***** SOURCE DATA
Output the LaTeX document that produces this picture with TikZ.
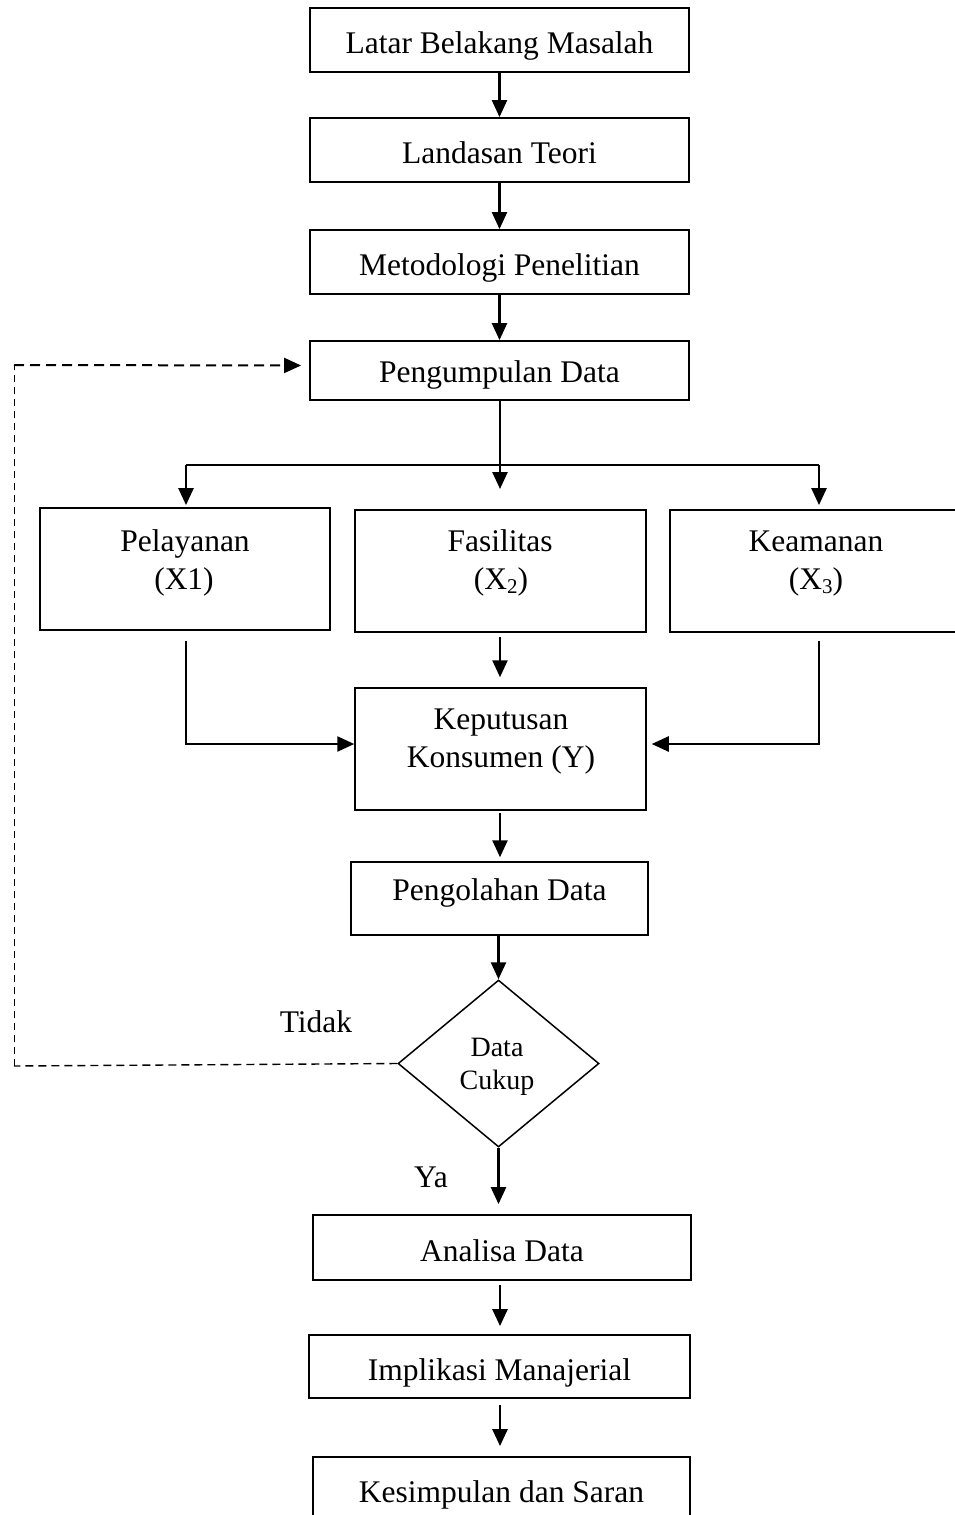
\documentclass[tikz,border=0pt]{standalone}
\usepackage{fontspec}
\setmainfont{Liberation Serif}
\usetikzlibrary{arrows.meta,shapes.geometric}
\newcommand\mysubx[1]{\raisebox{-4.5pt}{\fontsize{21}{21}\selectfont #1}}
\begin{document}
\begin{tikzpicture}[x=1pt,y=-1pt,
  box/.style={draw,line width=1.8pt,inner sep=0pt},
  txt/.style={font=\fontsize{31.5}{38}\selectfont,inner sep=0pt,anchor=base},
  stxt/.style={font=\fontsize{28}{33}\selectfont,inner sep=0pt,anchor=base},
  arr/.style={line width=2.5pt,-{Triangle[width=15pt,length=17pt]}},
  ln/.style={line width=2.5pt},
  dashA/.style={line width=2pt,dash pattern=on 10pt off 6pt,-{Triangle[width=15pt,length=17pt]}},
  dashB/.style={line width=1pt,dash pattern=on 7pt off 5pt},
  dashC/.style={line width=1.4pt,dash pattern=on 8pt off 5pt}]
\useasboundingbox (0,0) rectangle (955,1515);
% boxes
\node[box,minimum width=379pt,minimum height=64pt] (b1) at (499.5,40) {};
\node[box,minimum width=379pt,minimum height=64pt] (b2) at (499.5,150) {};
\node[box,minimum width=379pt,minimum height=64pt] (b3) at (499.5,262) {};
\node[box,minimum width=379pt,minimum height=59pt] (b4) at (499.5,370.5) {};
\node[box,minimum width=290pt,minimum height=122pt] (b5) at (185,569) {};
\node[box,minimum width=291pt,minimum height=122pt,line width=1.5pt] (b6) at (500.5,571) {};
\node[box,minimum width=292pt,minimum height=122pt] (b7) at (816,571) {};
\node[box,minimum width=291pt,minimum height=122pt,line width=1.5pt] (b8) at (500.5,749) {};
\node[box,minimum width=297pt,minimum height=73pt,line width=1.5pt] (b9) at (499.5,898.5) {};
\node[draw,diamond,line width=1.5pt,minimum width=201pt,minimum height=167pt,inner sep=0pt] (d) at (498.5,1063.5) {};
\node[box,minimum width=378pt,minimum height=65pt] (b10) at (502,1247.5) {};
\node[box,minimum width=381pt,minimum height=63pt] (b11) at (499.5,1366.5) {};
\node[box,minimum width=377pt,minimum height=73pt] (b12) at (501.5,1493.5) {};
% texts
\node[txt] (t1) at (499.5,53) {Latar Belakang Masalah};
\node[txt] (t2) at (499.5,163) {Landasan Teori};
\node[txt] (t3) at (499.5,275) {Metodologi Penelitian};
\node[txt] (t4) at (499.5,382) {Pengumpulan Data};
\node[txt] (t5a) at (185,551) {Pelayanan};
\node[txt] (t5b) at (184,589) {(X1)};
\node[txt] (t6a) at (500,551) {Fasilitas};
\node[txt] (t6b) at (501,589) {(X\mysubx{2})};
\node[txt] (t7a) at (816,551) {Keamanan};
\node[txt] (t7b) at (816,589) {(X\mysubx{3})};
\node[txt] (t8a) at (501,729) {Keputusan};
\node[txt] (t8b) at (501,767) {Konsumen (Y)};
\node[txt] (t9) at (499.5,900) {Pengolahan Data};
\node[stxt] (td1) at (497,1056) {Data};
\node[stxt] (td2) at (497,1089) {Cukup};
\node[txt] (tt) at (316,1032) {Tidak};
\node[txt] (ty) at (431,1187) {Ya};
\node[txt] (t10) at (502,1261) {Analisa Data};
\node[txt] (t11) at (499.5,1380) {Implikasi Manajerial};
\node[txt] (t12) at (501.5,1502) {Kesimpulan dan Saran};
% coordinates
\coordinate (br) at (500,465);
\coordinate (midtip) at (500,489);
\coordinate (bl) at (186,465);
\coordinate (brr) at (819,465);
\coordinate (l1) at (186,641);
\coordinate (r1) at (819,641);
\coordinate (c1) at (14,1066);
\coordinate (c2) at (14,365);
% connectors
\draw[arr] (b1.south) -- (b2.north);
\draw[arr] (b2.south) -- (b3.north);
\draw[arr] (b3.south) -- (b4.north);
\draw[arr] (b4.south -| br) -- (midtip);
\draw[ln] (bl) -- (brr);
\draw[arr,shorten >=2pt] (bl) -- (bl |- b5.north);
\draw[arr,shorten >=4pt] (brr) -- (brr |- b7.north);
\draw[arr] (l1) |- ([yshift=5pt]b8.west);
\draw[arr,shorten >=5pt] (r1) |- ([yshift=5pt]b8.east);
\draw[arr,shorten <=4pt,shorten >=10pt] (b6.south -| br) -- (b8.north -| br);
\draw[arr,shorten <=2pt,shorten >=4pt] (b8.south -| br) -- (b9.north -| br);
\draw[arr] (b9.south -| d.north) -- (d.north);
\draw[arr,shorten >=10pt] (d.south) -- (d.south |- b10.north);
\draw[arr,shorten <=4pt,shorten >=8pt] (b10.south -| br) -- (b11.north -| br);
\draw[arr,shorten <=6pt,shorten >=10pt] (b11.south -| br) -- (b12.north -| br);
% dashed loop
\draw[dashC] (d.west) -- (c1);
\draw[dashB] (c1) -- (c2);
\draw[dashA,shorten >=8pt] (c2) -- ([yshift=5pt]b4.west);
\end{tikzpicture}
\end{document}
**********
### STATED GOAL
Reproduce the material in its entirety and word for word, without the pictures.

### RESULT BELOW
Output the LaTeX document that produces this picture with TikZ.
\documentclass[tikz,border=0pt]{standalone}
\usepackage{fontspec}
\setmainfont{Liberation Serif}
\usetikzlibrary{arrows.meta,shapes.geometric}
\newcommand\mysubx[1]{\raisebox{-4.5pt}{\fontsize{21}{21}\selectfont #1}}
\begin{document}
\begin{tikzpicture}[x=1pt,y=-1pt,
  box/.style={draw,line width=1.8pt,inner sep=0pt},
  txt/.style={font=\fontsize{31.5}{38}\selectfont,inner sep=0pt,anchor=base},
  stxt/.style={font=\fontsize{28}{33}\selectfont,inner sep=0pt,anchor=base},
  arr/.style={line width=2.5pt,-{Triangle[width=15pt,length=17pt]}},
  ln/.style={line width=2.5pt},
  dashA/.style={line width=2pt,dash pattern=on 10pt off 6pt,-{Triangle[width=15pt,length=17pt]}},
  dashB/.style={line width=1pt,dash pattern=on 7pt off 5pt},
  dashC/.style={line width=1.4pt,dash pattern=on 8pt off 5pt}]
\useasboundingbox (0,0) rectangle (955,1515);
% boxes
\node[box,minimum width=379pt,minimum height=64pt] (b1) at (499.5,40) {};
\node[box,minimum width=379pt,minimum height=64pt] (b2) at (499.5,150) {};
\node[box,minimum width=379pt,minimum height=64pt] (b3) at (499.5,262) {};
\node[box,minimum width=379pt,minimum height=59pt] (b4) at (499.5,370.5) {};
\node[box,minimum width=290pt,minimum height=122pt] (b5) at (185,569) {};
\node[box,minimum width=291pt,minimum height=122pt,line width=1.5pt] (b6) at (500.5,571) {};
\node[box,minimum width=292pt,minimum height=122pt] (b7) at (816,571) {};
\node[box,minimum width=291pt,minimum height=122pt,line width=1.5pt] (b8) at (500.5,749) {};
\node[box,minimum width=297pt,minimum height=73pt,line width=1.5pt] (b9) at (499.5,898.5) {};
\node[draw,diamond,line width=1.5pt,minimum width=201pt,minimum height=167pt,inner sep=0pt] (d) at (498.5,1063.5) {};
\node[box,minimum width=378pt,minimum height=65pt] (b10) at (502,1247.5) {};
\node[box,minimum width=381pt,minimum height=63pt] (b11) at (499.5,1366.5) {};
\node[box,minimum width=377pt,minimum height=73pt] (b12) at (501.5,1493.5) {};
% texts
\node[txt] (t1) at (499.5,53) {Latar Belakang Masalah};
\node[txt] (t2) at (499.5,163) {Landasan Teori};
\node[txt] (t3) at (499.5,275) {Metodologi Penelitian};
\node[txt] (t4) at (499.5,382) {Pengumpulan Data};
\node[txt] (t5a) at (185,551) {Pelayanan};
\node[txt] (t5b) at (184,589) {(X1)};
\node[txt] (t6a) at (500,551) {Fasilitas};
\node[txt] (t6b) at (501,589) {(X\mysubx{2})};
\node[txt] (t7a) at (816,551) {Keamanan};
\node[txt] (t7b) at (816,589) {(X\mysubx{3})};
\node[txt] (t8a) at (501,729) {Keputusan};
\node[txt] (t8b) at (501,767) {Konsumen (Y)};
\node[txt] (t9) at (499.5,900) {Pengolahan Data};
\node[stxt] (td1) at (497,1056) {Data};
\node[stxt] (td2) at (497,1089) {Cukup};
\node[txt] (tt) at (316,1032) {Tidak};
\node[txt] (ty) at (431,1187) {Ya};
\node[txt] (t10) at (502,1261) {Analisa Data};
\node[txt] (t11) at (499.5,1380) {Implikasi Manajerial};
\node[txt] (t12) at (501.5,1502) {Kesimpulan dan Saran};
% coordinates
\coordinate (br) at (500,465);
\coordinate (midtip) at (500,489);
\coordinate (bl) at (186,465);
\coordinate (brr) at (819,465);
\coordinate (l1) at (186,641);
\coordinate (r1) at (819,641);
\coordinate (c1) at (14,1066);
\coordinate (c2) at (14,365);
% connectors
\draw[arr] (b1.south) -- (b2.north);
\draw[arr] (b2.south) -- (b3.north);
\draw[arr] (b3.south) -- (b4.north);
\draw[arr] (b4.south -| br) -- (midtip);
\draw[ln] (bl) -- (brr);
\draw[arr,shorten >=2pt] (bl) -- (bl |- b5.north);
\draw[arr,shorten >=4pt] (brr) -- (brr |- b7.north);
\draw[arr] (l1) |- ([yshift=5pt]b8.west);
\draw[arr,shorten >=5pt] (r1) |- ([yshift=5pt]b8.east);
\draw[arr,shorten <=4pt,shorten >=10pt] (b6.south -| br) -- (b8.north -| br);
\draw[arr,shorten <=2pt,shorten >=4pt] (b8.south -| br) -- (b9.north -| br);
\draw[arr] (b9.south -| d.north) -- (d.north);
\draw[arr,shorten >=10pt] (d.south) -- (d.south |- b10.north);
\draw[arr,shorten <=4pt,shorten >=8pt] (b10.south -| br) -- (b11.north -| br);
\draw[arr,shorten <=6pt,shorten >=10pt] (b11.south -| br) -- (b12.north -| br);
% dashed loop
\draw[dashC] (d.west) -- (c1);
\draw[dashB] (c1) -- (c2);
\draw[dashA,shorten >=8pt] (c2) -- ([yshift=5pt]b4.west);
\end{tikzpicture}
\end{document}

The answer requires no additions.